11. ENTIRE AGREEMENT. This Contract contains the entire agreement of the parties, and there are no other promises or conditions in any other agreement whether oral or written concerning the subject matter of this Contract. This Contract supersedes any prior written or oral agreements between the parties.
12. SEVERABILITY. If any provision of this Contract will be held to be invalid or unenforceable for any reason, the remaining provisions will continue to be valid and enforceable. If a court finds that any provision of this Contract is invalid or unenforceable, but that by limiting such provision it would become valid and enforceable, then such provision will be deemed to be written, construed, and enforced as so limited.
13. AMENDMENT. This Contract may be modified or amended in writing by VDO at any time with notification to CLIENT. If the CLIENT does not accept the amendments, then both parties shall have the right to terminate the contract.
14. GOVERNING LAW. This Contract shall be construed in accordance with the laws of the State of New Jersey.
15. NOTICE. Any notice or communication required or permitted under this Contract shall be sufficiently given if delivered in person, or by certified mail, or by email or any electronic form such as fax, to the contact information provided by the CLIENT separately and by VDO in the opening paragraph.
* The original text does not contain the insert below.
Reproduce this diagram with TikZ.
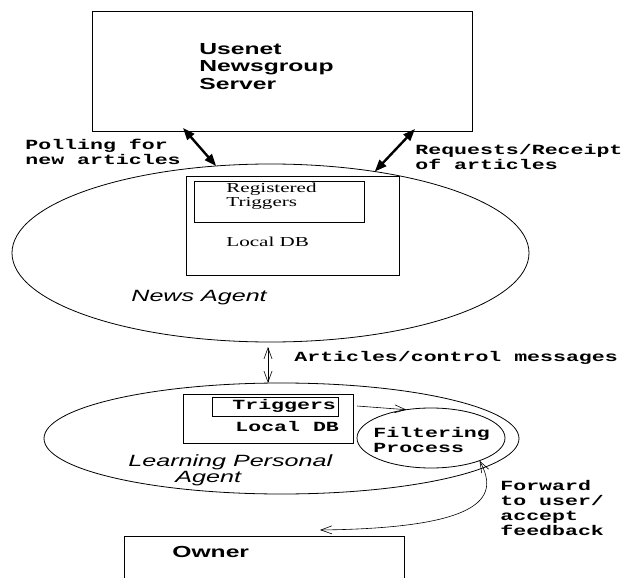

16. WAIVER OF CONTRACTUAL RIGHT. The failure of either party to enforce any provision of this Contract shall not be construed as a waiver or limitation of that party's right to subsequently enforce and compel strict compliance with every provision of this Contract.
17. ATTORNEY'S FEES TO PREVAILING PARTY. In any action arising hereunder or any separate action pertaining to the validity of this Agreement, the prevailing party shall be awarded reasonable attorney's fees and costs, both in the trial court and on appeal.
18. CONSTRUCTION AND INTERPRETATION. The rule requiring construction or interpretation against the drafter is waived. The document shall be deemed as if it were drafted by both parties in a mutual effort.
19. ASSIGNMENT. Neither party may assign or transfer this Contract without the prior written consent of the non-assigning party, which approval shall not be unreasonably withheld.
IN WITNESS WHEREOF, the parties hereto have caused this Agreement to be executed as of the Purchase Date. CLIENT’s agreement to make payment for the Subscription Package hereby implies acceptance of this agreement.